French President Francois Hollande plans to use a dinner this evening to press his U.S. counterpart Barack Obama over potential American penalties faced by BNP Paribas SA, France’s biggest bank.
The two leaders will dine together in a Paris restaurant and Hollande said yesterday he will ask the U.S. president to ensure fair treatment for BNP, which U.S. prosecutors say violated American trade sanctions.
Hollande’s promise to raise the matter with Obama signals his government’s growing concern that BNP, which had net income of 4.83 billion euros ($6.6 billion) last year, may be treated unfairly. A possible fine of as much as $10 billion would eclipse BP Plc’s $4 billion agreement with the Justice Department last year.
“I don’t know if he wants to talk about it, but I will talk about it,” Hollande told reporters yesterday. “The justice system is independent in France and in the U.S., but we can make arguments regarding the disproportionate character” of potential penalties, he said.
Finance Minister Michel Sapin said that if BNP did break the law it should be punished, though the U.S. should take care not to impede the bank’s ability to lend at a time when French economic growth has stalled.
“We’re not trying to defend a bank” that may have broken the law, Sapin said. “We’re there to protect the stability of our financial system.” He added that France will “react firmly” if BNP isn’t treated fairly.

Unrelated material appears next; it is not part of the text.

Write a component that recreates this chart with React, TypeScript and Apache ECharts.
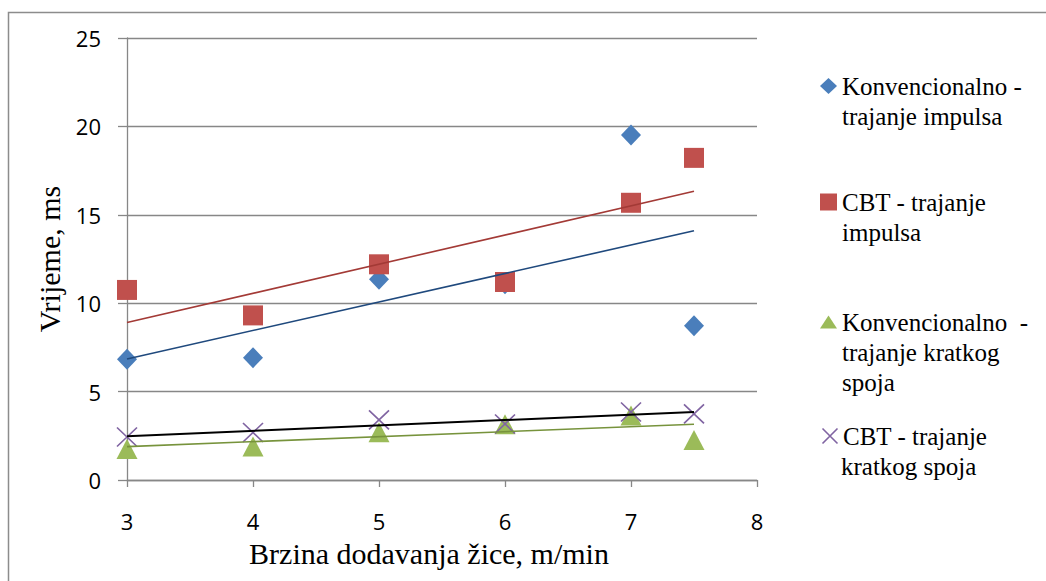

BNP rose for the first time in five days yesterday after the comments by Sapin and Hollande, climbing 1.2 percent to 51.50 euros. The stock has declined 9 percent in 2014.
U.S. authorities are seeking penalties to settle allegations that BNP transferred funds for clients in violation of American sanctions against Sudan, Iran and Cuba. Prosecutors are also pressuring the bank to plead guilty and its dollar-clearing business may be temporarily suspended.
“We obviously want whatever it is to be fair and to reflect an appropriateness to whatever it is that is alleged to have taken place,” U.S. Secretary of State John Kerry told reporters in Beirut yesterday, in response to a question. “I’m not sure that it belongs in our comments publicly between the two countries. But I’m confident that it’s something that we can work through and deal with.”
Standard & Poor’s said yesterday it may lower BNP’s long-term credit rating, currently A+, depending on the outcome of the investigation. The rating company cited the possible impact on the bank’s capital and disruption to some of its banking activities.
A $10 billion fine could more than wipe out this year’s earnings for BNP, estimated at 5.64 billion euros by analysts. It would also represent more than three times the combined fines paid by HSBC Holdings Plc, Standard Chartered Plc and ING Groep NV in 2012 for sanctions violations.
Bank of France Governor Christian Noyer, speaking on May 23, said that U.S. jurisprudence on such matters has evolved in recent years and that BNP has complied with all European and French laws.
Noyer and other members of the European Central Bank’s governing council are meeting in Frankfurt to set monetary policy for the countries who share the euro. ECB President Mario Draghi holds a press conference at 2:30 p.m.